Building a Profile: Probing for Data that Characterizes the I/O Behavior of Applications in High-Performance Computing

weaklink.gif (14737 bytes)When the balance between computation and communication for a given dataset yields poor performance, application developers and analysts can use profiling tools to identify bottlenecks and draw conclusions about how performance is being degraded. Then they can modify their code to balance the workload and optimize the size of I/O operations and the rate at which they take place. This is done by minimizing the total number of I/O requests and by maximizing the efficiency of those made.

I/O profiling tools enable analysts to understand how their system interacts with complex storage management schemes. Characterizing I/O behavior, these tools illuminate when and where unsuitable data distributions, caching, prefetching, and write-back procedures are employed. They reveal the segments of application programs where code modifications will have the highest impact in enhancing performance.

To identify the code segments that are prime candidates for optimization, analysts and developers use instrumentation software that profiles the I/O behavior of their applications. When attached to segments of application source code, instrumentation software acts as an assortment of  probes, capturing performance metrics during program execution. These probes feed the performance metrics they catch into a trace file that can be used with analysis tools to generate a comprehensive portrayal of I/O behavior.

The structure of the trace file is dictated by the data format employed. Typically trace files must accommodate an abundance of individual records, each retaining the metrics of a single instance of a distinct I/O activity. Reads, writes, seeks, opens, closes, and other such discrete I/O activities each represent a specific I/O event type.  Performance datasets generally consist of many I/O event types with potentially thousands of data records for each type, so trace files are often quite large. To accommodate this, the data format employed must be compact and, in some cases, it should support data compression.
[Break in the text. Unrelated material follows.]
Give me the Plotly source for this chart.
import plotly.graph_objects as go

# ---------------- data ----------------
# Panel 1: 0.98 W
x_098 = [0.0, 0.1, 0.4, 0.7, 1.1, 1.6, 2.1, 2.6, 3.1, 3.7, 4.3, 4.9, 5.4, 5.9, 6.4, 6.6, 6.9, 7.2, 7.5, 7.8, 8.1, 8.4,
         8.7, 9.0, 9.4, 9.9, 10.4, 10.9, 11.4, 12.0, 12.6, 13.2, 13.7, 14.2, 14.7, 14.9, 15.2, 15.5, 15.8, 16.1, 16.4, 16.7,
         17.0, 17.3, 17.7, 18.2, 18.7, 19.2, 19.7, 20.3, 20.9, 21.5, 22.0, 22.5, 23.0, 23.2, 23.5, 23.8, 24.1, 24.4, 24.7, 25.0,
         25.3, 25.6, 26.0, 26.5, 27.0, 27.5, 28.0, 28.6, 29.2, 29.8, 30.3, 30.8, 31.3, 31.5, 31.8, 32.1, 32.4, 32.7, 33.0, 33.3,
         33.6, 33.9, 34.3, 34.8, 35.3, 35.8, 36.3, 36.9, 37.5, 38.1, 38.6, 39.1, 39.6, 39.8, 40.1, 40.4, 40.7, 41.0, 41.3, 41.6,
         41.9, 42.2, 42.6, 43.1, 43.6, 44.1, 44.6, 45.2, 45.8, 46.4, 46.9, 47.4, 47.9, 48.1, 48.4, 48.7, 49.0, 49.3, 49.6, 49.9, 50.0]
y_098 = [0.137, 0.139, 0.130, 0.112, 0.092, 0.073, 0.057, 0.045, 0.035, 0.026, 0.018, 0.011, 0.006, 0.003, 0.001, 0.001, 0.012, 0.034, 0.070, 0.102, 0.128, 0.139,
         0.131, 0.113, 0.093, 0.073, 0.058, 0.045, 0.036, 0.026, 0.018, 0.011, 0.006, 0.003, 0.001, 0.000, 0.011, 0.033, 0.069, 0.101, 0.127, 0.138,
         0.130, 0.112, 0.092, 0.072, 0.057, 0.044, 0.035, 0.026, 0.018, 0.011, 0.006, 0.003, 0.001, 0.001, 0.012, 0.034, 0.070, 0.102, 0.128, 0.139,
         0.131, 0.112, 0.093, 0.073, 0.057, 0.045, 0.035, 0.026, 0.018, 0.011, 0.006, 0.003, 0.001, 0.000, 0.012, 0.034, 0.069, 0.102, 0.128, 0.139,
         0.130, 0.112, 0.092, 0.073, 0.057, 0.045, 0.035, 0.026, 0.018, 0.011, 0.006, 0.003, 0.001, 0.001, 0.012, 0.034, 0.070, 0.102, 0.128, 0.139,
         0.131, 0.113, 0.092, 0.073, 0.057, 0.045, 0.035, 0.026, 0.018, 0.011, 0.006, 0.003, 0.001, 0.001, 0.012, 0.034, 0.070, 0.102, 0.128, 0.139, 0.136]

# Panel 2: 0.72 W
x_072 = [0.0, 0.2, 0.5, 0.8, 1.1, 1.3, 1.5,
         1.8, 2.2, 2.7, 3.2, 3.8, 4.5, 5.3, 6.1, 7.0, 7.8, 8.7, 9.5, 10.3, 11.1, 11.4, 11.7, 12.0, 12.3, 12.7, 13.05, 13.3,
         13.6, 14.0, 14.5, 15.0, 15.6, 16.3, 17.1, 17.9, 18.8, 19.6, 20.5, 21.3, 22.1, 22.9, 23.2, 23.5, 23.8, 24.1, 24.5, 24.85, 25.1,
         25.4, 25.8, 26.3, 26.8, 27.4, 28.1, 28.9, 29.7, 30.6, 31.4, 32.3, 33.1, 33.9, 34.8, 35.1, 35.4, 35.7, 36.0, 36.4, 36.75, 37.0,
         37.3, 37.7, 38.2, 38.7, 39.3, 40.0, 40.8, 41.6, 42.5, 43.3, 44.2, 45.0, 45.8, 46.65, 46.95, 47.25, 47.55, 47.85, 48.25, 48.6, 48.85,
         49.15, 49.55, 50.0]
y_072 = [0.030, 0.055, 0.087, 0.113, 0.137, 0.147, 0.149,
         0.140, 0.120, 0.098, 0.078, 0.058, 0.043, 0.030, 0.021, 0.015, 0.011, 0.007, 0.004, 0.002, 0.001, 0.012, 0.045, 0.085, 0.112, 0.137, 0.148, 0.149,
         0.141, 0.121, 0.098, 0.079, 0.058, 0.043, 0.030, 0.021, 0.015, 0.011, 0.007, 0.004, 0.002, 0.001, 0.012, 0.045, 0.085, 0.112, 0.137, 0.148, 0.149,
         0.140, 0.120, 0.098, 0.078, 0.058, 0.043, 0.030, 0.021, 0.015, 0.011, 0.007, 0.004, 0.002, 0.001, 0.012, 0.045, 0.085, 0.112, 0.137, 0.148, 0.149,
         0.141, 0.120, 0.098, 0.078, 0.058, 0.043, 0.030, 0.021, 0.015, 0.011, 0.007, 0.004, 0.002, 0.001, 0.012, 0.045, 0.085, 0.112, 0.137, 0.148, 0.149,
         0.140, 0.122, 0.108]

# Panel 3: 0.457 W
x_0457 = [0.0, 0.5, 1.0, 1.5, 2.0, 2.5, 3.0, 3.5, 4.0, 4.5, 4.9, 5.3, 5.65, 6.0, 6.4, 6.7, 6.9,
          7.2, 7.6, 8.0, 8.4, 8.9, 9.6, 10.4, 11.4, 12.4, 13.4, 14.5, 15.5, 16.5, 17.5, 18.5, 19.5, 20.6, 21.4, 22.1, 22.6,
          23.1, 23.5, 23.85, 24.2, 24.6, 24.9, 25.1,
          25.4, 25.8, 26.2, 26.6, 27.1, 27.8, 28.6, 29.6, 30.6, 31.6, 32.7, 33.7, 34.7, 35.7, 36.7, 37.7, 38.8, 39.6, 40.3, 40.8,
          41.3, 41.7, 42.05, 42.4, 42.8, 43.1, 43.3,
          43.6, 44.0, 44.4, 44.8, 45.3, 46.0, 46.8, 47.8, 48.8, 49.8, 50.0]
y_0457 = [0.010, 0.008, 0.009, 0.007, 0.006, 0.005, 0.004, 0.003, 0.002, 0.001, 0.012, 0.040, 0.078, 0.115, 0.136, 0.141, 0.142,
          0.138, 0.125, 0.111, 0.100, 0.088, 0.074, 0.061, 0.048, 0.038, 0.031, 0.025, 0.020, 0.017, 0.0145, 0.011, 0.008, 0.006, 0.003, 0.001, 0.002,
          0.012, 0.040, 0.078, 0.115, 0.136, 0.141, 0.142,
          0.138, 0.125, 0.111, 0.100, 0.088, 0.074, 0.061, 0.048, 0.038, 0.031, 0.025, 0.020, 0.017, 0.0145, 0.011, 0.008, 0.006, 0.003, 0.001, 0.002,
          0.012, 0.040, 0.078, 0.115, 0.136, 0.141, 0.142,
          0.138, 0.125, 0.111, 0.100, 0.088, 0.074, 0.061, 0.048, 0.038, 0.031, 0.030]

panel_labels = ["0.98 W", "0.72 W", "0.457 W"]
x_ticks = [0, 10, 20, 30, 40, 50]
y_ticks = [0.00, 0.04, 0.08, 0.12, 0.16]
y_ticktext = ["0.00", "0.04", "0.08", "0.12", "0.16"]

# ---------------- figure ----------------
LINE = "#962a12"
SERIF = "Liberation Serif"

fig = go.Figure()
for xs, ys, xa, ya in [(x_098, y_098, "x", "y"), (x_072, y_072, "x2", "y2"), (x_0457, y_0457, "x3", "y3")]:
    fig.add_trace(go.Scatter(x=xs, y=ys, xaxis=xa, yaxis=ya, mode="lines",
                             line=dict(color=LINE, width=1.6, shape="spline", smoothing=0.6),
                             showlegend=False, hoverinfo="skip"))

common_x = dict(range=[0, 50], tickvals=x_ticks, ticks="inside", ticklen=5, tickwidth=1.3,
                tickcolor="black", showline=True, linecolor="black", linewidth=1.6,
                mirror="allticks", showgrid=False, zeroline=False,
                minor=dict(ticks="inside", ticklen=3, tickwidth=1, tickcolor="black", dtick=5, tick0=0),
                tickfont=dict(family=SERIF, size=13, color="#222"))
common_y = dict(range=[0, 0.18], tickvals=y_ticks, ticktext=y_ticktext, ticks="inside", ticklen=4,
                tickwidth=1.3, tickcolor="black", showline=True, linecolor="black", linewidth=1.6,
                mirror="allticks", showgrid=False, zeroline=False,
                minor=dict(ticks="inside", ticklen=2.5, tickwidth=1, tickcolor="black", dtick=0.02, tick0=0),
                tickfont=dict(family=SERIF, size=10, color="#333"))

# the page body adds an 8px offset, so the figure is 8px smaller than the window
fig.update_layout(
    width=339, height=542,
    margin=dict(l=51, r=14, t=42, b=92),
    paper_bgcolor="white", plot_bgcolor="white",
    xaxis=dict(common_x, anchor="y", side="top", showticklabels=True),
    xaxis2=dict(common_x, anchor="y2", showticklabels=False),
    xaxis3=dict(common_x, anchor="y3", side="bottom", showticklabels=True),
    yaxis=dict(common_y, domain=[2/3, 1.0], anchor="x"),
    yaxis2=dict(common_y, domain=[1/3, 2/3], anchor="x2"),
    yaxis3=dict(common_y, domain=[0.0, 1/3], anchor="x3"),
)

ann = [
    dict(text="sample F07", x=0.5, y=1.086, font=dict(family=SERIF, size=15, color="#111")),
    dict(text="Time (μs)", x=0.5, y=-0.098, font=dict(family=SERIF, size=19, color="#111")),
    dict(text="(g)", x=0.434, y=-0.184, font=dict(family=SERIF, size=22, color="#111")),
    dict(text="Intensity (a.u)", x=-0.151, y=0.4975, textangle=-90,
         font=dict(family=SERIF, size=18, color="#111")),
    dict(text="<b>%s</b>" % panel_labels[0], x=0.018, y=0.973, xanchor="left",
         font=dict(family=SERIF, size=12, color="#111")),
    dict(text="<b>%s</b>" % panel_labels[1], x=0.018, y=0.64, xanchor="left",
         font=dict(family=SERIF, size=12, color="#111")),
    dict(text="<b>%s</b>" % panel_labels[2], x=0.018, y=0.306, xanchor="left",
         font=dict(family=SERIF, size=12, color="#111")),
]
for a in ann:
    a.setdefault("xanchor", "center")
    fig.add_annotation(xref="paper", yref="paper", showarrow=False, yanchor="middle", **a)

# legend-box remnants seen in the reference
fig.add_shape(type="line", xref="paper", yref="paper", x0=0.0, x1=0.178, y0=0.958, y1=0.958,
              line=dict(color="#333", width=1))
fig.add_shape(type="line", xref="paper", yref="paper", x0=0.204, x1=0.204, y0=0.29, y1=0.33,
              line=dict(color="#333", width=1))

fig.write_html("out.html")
And, because so many I/O events are known to influence performance and others can be expected to emerge as influential, the data format employed should also support a broad, diverse, and extensible set of event types. To accommodate traces collected on one machine and analyzed on another, a portable data format makes sense.

The Pablo Self-Defining Data Format (SDDF) was designed to accommodate this set of requirements, unique to performance trace files. Describing the structural layout of event records in such files, SDDF is a flexible data meta-format that specifies both data record instances and data record structures. Describing not only records with defined layouts, but arbitrary data records as well, SDDF simplifies the process of working with a diverse, expanding set of trace event types. It is used by all of the instrumentation and analysis software developed by the Pablo Research Group.

Once Pablo instrumentation software has been inserted before and after an application’s I/O commands, it captures performance metrics as the application runs, generating data describing the time, duration, size, and other parameters of each I/O operation. This information can be directly recorded as a raw event trace file for off-line analysis. Alternately, for use in statistical summaries, performance data can be processed prior to recording by one or more data-analysis tools. For online access to XML representations of data collected in SDDF records, the Pablo Research group  has developed a conversion utility that translates data and data summaries such that they can be represented on the Web. Or, for those working in a visualization environment, data from SDDF records can be directly processed and displayed in real-time. Collectively the raw event traces, the statistical summaries, and the visualization tools provide a detailed view of application I/O request patterns and file system responses.